The evolution of the VCM is not without its challenges, as policy and integrity frameworks developed in recent years will take time to operationalize. Still, these developments are widely viewed as positive steps toward a more credible and higher-quality marketplace.

“We’re seeing a winding down of a legacy market from older methodologies, and the scaling up of a new phase of the VCM,” says Charlotte Barber, Forest Trends’ Associate Director of the Ecosystem Marketplace. “While supply from new project types takes time to ramp up to meet the needs and demand of this new phase, end-user demand is staying steady — with credit retirements holding steady and increasing demand for some trusted project types.”

Other key findings from the report include:

  • The volume of credits retired (an indicator of end-user demand) from the 10 largest standards has plateaued at an elevated level since 2021, with 182 million tons of credits retired in 2024.

  • 2024 posted the lowest transaction volume since 2018, but market value is 1.9x higher than 2018 — on the strength of relatively buoyant credit prices.

  • On average, credits representing emissions removals (which come from actions that remove greenhouse gases from the atmosphere and store them, such as through reforestation projects or direct air capture) were 381 percent more expensive than those for emissions reduction (which prevent or reduce emissions compared to the status quo, including projects that improve fuel efficiency or protect forests at risk of destruction) in 2024 — up from 245 percent in 2023.

  • Buyer preference for credits from recent vintages (referring to the period in which the carbon avoidance or removal occurred) reached unprecedented levels. There was a 217 percent premium for credits with vintage from the last five years, compared to a 53 percent premium in 2023.

  • While the effect of the Integrity Council for the Voluntary Carbon Market (ICVCM)’s Core Carbon Principles (CCPs) on the market was relatively minimal — since ICVCM only approved a small number of project types in 2024, and the effect on transaction volume was isolated to project types with existing supply in 2024 — the CCPs are beginning to affect market demand. In market segments where CCP-approved credits were available to buyers, transaction volumes and prices were markedly higher:

    • Waste-disposal transactions grew over 3x, driven by demand for CCP-approved Landfill Gas credits — the average price of which increased by 35 percent from the first half of the year to the second half of the year (following ICVCM approval), with 3.1M credits traded.

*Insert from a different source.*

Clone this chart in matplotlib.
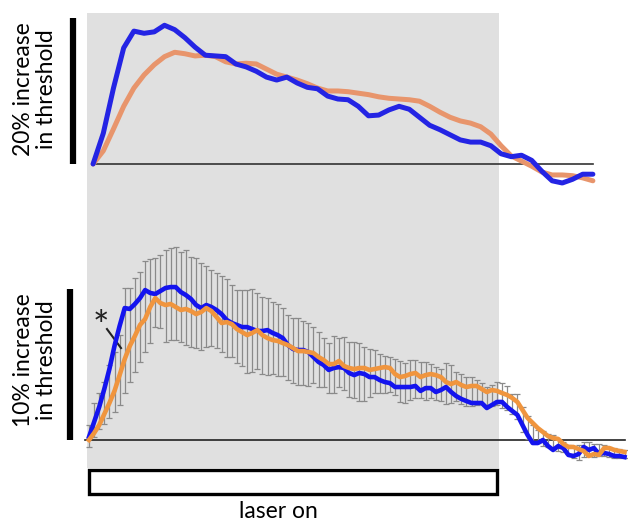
import matplotlib.pyplot as plt
import numpy as np
from matplotlib.patches import Rectangle

plt.rcParams['font.family'] = ['Lato', 'DejaVu Sans']

# laser period (s) and sampling
laser_on = (0.0, 40.0)

# top panel: smoothed traces, % increase in threshold, one point per second
t_top = np.arange(50) * 1.0 + 0.4
top_blue = [0.0, 4.2, 10.4, 15.9, 18.2, 17.9, 18.1, 19.0, 18.4, 17.3,
            16.0, 14.9, 14.8, 14.7, 13.7, 13.3, 12.7, 11.9, 11.5, 11.9,
            11.1, 10.5, 10.3, 9.3, 8.9, 8.8, 7.9, 6.6, 6.7, 7.4,
            7.9, 7.5, 6.4, 5.3, 4.7, 4.0, 3.3, 3.0, 3.0, 2.5,
            1.4, 1.0, 1.2, 0.5, -1.0, -2.3, -2.6, -2.1, -1.4, -1.4]
top_orange = [0.0, 1.8, 4.8, 7.9, 10.4, 12.2, 13.6, 14.7, 15.3, 15.1,
              14.8, 14.9, 14.7, 14.0, 13.7, 13.8, 13.7, 13.0, 12.3, 11.9,
              11.5, 11.0, 10.4, 10.0, 10.0, 9.9, 9.7, 9.5, 9.2, 9.0,
              8.9, 8.8, 8.6, 7.9, 7.1, 6.4, 5.9, 5.6, 5.1, 4.1,
              2.5, 1.1, 0.4, -0.3, -1.1, -1.5, -1.5, -1.6, -1.9, -2.3]

# bottom panel: raw traces with error bars, every 0.5 s
t_bot = np.arange(106) * 0.5
bot_blue = [0.20, 1.19, 2.19, 3.38, 4.70, 6.23, 7.55, 8.74, 8.68, 9.01,
            9.40, 9.93, 9.74, 9.67, 9.87, 10.07, 10.13, 10.13, 9.80, 9.60,
            9.34, 8.94, 8.74, 8.94, 8.81, 8.61, 8.34, 7.95, 7.75, 7.62,
            7.48, 7.48, 7.35, 7.22, 7.22, 7.28, 7.09, 6.95, 6.75, 6.29,
            6.03, 5.96, 5.96, 5.83, 5.50, 5.17, 4.97, 4.64, 4.77, 4.83,
            4.77, 4.44, 4.30, 4.44, 4.37, 4.17, 4.17, 3.97, 3.84, 3.77,
            3.51, 3.51, 3.51, 3.51, 3.58, 3.25, 3.44, 3.44, 3.18, 3.31,
            3.51, 3.18, 2.91, 2.72, 2.58, 2.45, 2.45, 2.45, 2.12, 2.32,
            2.52, 2.52, 2.19, 1.92, 1.66, 0.99, 0.33, -0.20, -0.20, 0.00,
            -0.40, -0.66, -0.40, -0.53, -0.99, -1.06, -0.93, -0.46, -0.66, -0.53,
            -0.93, -0.86, -0.93, -1.06, -1.06, -1.13]
bot_orange = [0.00, 0.46, 0.99, 1.72, 2.45, 3.25, 4.30, 5.36, 6.23, 6.89,
              7.62, 8.01, 8.81, 9.40, 9.07, 8.94, 9.01, 8.81, 8.61, 8.68,
              8.54, 8.34, 8.48, 8.74, 8.54, 8.15, 7.75, 7.81, 7.68, 7.35,
              7.15, 6.95, 7.09, 7.28, 6.95, 6.75, 6.62, 6.56, 6.42, 6.29,
              6.09, 5.89, 5.89, 5.83, 5.76, 5.50, 5.30, 5.03, 5.03, 5.23,
              4.90, 4.77, 4.70, 4.77, 4.77, 4.64, 4.70, 4.77, 4.83, 4.77,
              4.37, 4.17, 4.24, 4.37, 4.44, 4.17, 4.30, 4.37, 4.30, 4.17,
              3.84, 3.71, 3.84, 3.64, 3.51, 3.58, 3.58, 3.38, 3.18, 3.31,
              3.25, 3.11, 2.98, 2.78, 2.52, 1.99, 1.46, 1.13, 0.79, 0.53,
              0.26, 0.13, 0.07, -0.26, -0.46, -0.46, -0.60, -0.73, -1.06, -0.93,
              -0.99, -0.53, -0.53, -0.66, -0.73, -0.79]
err_hi = [0.99, 2.45, 3.11, 3.84, 4.97, 5.83, 6.95, 10.07, 10.07, 10.73,
          11.13, 11.85, 11.99, 12.05, 12.25, 12.58, 12.72, 12.78, 12.45, 12.58,
          12.12, 12.05, 11.72, 11.52, 11.26, 11.06, 10.86, 10.66, 10.26, 9.93,
          9.93, 9.93, 10.00, 9.74, 9.47, 9.40, 9.14, 9.01, 8.74, 8.28,
          8.08, 8.08, 7.88, 7.75, 7.48, 7.15, 6.75, 6.42, 6.89, 6.75,
          6.82, 6.49, 6.49, 6.42, 6.16, 6.03, 5.96, 5.70, 5.56, 5.50,
          5.36, 5.23, 5.10, 5.30, 5.30, 5.17, 5.17, 5.03, 4.83, 4.70,
          5.10, 4.97, 4.50, 4.37, 4.17, 4.17, 3.97, 3.77, 3.51, 3.64,
          3.84, 3.77, 3.58, 3.05, 3.05, 2.19, 1.59, 0.99, 0.66, 0.60,
          0.40, 0.33, 0.07, -0.13, -0.33, -0.46, -0.33, -0.13, -0.13, -0.26,
          -0.26, -0.33, -0.46, -0.53, -0.60, -0.66]
err_lo = [-0.46, 0.20, 0.73, 1.06, 1.46, 1.85, 2.32, 3.11, 3.84, 4.50,
          5.17, 5.83, 6.42, 7.48, 7.42, 6.49, 6.62, 6.62, 6.49, 6.29,
          6.16, 6.09, 5.96, 6.16, 6.23, 6.09, 5.83, 5.50, 5.50, 5.10,
          4.90, 4.44, 4.50, 4.70, 4.37, 4.30, 4.37, 4.24, 4.24, 3.97,
          3.77, 3.64, 3.64, 3.58, 3.77, 3.51, 3.51, 3.11, 3.11, 3.51,
          3.31, 2.85, 2.78, 2.58, 2.58, 2.85, 3.11, 3.11, 3.11, 3.18,
          2.98, 2.52, 2.45, 2.65, 2.78, 2.78, 2.65, 2.78, 2.65, 2.58,
          2.38, 2.45, 2.58, 2.38, 2.25, 2.25, 2.32, 2.38, 2.32, 2.25,
          2.32, 2.12, 1.99, 1.72, 1.39, 0.53, 0.07, -0.13, -0.20, -0.40,
          -0.46, -0.60, -0.73, -0.79, -0.93, -1.19, -1.32, -1.13, -1.06, -1.13,
          -1.06, -1.06, -1.13, -1.19, -1.19, -1.19]

gray = '#e0e0e0'
W, H = 628, 522
fig = plt.figure(figsize=(W / 100, H / 100), dpi=100)

xlim = (-89 / 10.2, (W - 89) / 10.2)
ax_top = fig.add_axes([0, (H - 230) / H, 1, 217 / H])
ax_bot = fig.add_axes([0, (H - 468) / H, 1, 238 / H])
ax_las = fig.add_axes([0, 0, 1, (H - 468) / H])
for ax in (ax_top, ax_bot, ax_las):
    ax.set_xlim(*xlim)
    ax.axis('off')
    ax.patch.set_alpha(0)
ax_top.set_ylim(-9.04, 20.68)
ax_bot.set_ylim(-1.854, 13.91)
ax_las.set_ylim(0, 1)

for ax in (ax_top, ax_bot):
    ax.axvspan(laser_on[0] - 0.2, laser_on[1] + 0.2, color=gray, lw=0, zorder=0)

# top panel
ax_top.plot([t_top[0], t_top[-1]], [0, 0], color='#333333', lw=1.2, zorder=1)
ax_top.plot(t_top, top_orange, color='#e8956c', lw=3.6, zorder=2,
            solid_capstyle='round', solid_joinstyle='round')
ax_top.plot(t_top, top_blue, color='#2424e4', lw=3.6, zorder=3,
            solid_capstyle='round', solid_joinstyle='round')
ax_top.plot([-1.57, -1.57], [0, 20], color='black', lw=4.5,
            solid_capstyle='butt', clip_on=False)
ax_top.text(-5.3, 10.3, '20% increase\nin threshold', rotation=90,
            ha='center', va='center', fontsize=16.5, linespacing=1.15)

# bottom panel
ax_bot.plot([-0.4, t_bot[-1]], [0, 0], color='#222222', lw=1.2, zorder=1)
ax_bot.vlines(t_bot, err_lo, err_hi, color='#8a8a8a', lw=0.9, zorder=2)
ax_bot.scatter(t_bot, err_hi, marker='_', s=14, color='#8a8a8a', lw=0.9, zorder=2)
ax_bot.scatter(t_bot, err_lo, marker='_', s=14, color='#8a8a8a', lw=0.9, zorder=2)
ax_bot.plot(t_bot, bot_blue, color='#1414ee', lw=3.3, zorder=3,
            solid_joinstyle='round')
ax_bot.plot(t_bot, bot_orange, color='#f0953e', lw=3.3, zorder=4,
            solid_joinstyle='round')
ax_bot.plot([-1.86, -1.86], [0, 10], color='black', lw=4.5,
            solid_capstyle='butt', clip_on=False)
ax_bot.text(-5.3, 5.3, '10% increase\nin threshold', rotation=90,
            ha='center', va='center', fontsize=16.5, linespacing=1.15)
# significance marker
ax_bot.text(1.2, 7.45, '*', ha='center', va='center', fontsize=28,
            color='#222222')
ax_bot.plot([1.76, 3.14], [7.35, 6.09], color='#222222', lw=1.5)

# laser bar
ax_las.add_patch(Rectangle((laser_on[0], 0.52), laser_on[1] - laser_on[0], 0.44,
                           facecolor='white', edgecolor='black', lw=2.4))
ax_las.text(18.6, 0.2, 'laser on', ha='center', va='center', fontsize=16.5)

fig.savefig('out.png', dpi=100)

“Long have reports on the death of carbon markets been exaggerated. This is a market that goes through lots of ups and downs; we have seen our share of cycles of rapid growth, decline, rapid growth. This year is a down year. But for those who are paying attention, that decline is only around the ‘loosely rational exuberance’ that surrounds this market,” says Ricardo Bayon, Partner and Co-founder of Encourage Capital. “The underlying fundamental indicator of demand, the retirements, continue to grow. So, the market continues to grow; and I believe it will once again boom when issues of trust and integrity are dealt with — and they are being dealt with.”

“There is certainly a shortage of the types of higher-integrity credits that companies are increasingly demanding, and this is one of the key contributors to lower trading volumes. We expect to see significant increases in volumes traded as forest countries bring these to market and sign agreements with Emergent and other buyers,” says Eron Bloomgarden, CEO of Emergent — whose LEAF Coalition aims to halt tropical deforestation by financing large-scale protection projects by 2030. “But high-integrity supply alone will not scale the market to where we need to be to tackle the climate crisis. More work is still needed on the demand side — working with companies to build stronger business cases, and standard setters to ensure they send a clearer signal that compensation for emissions via removals and reductions is vital for the millions of tonnes of carbon companies will continue to emit as they progress towards net zero.”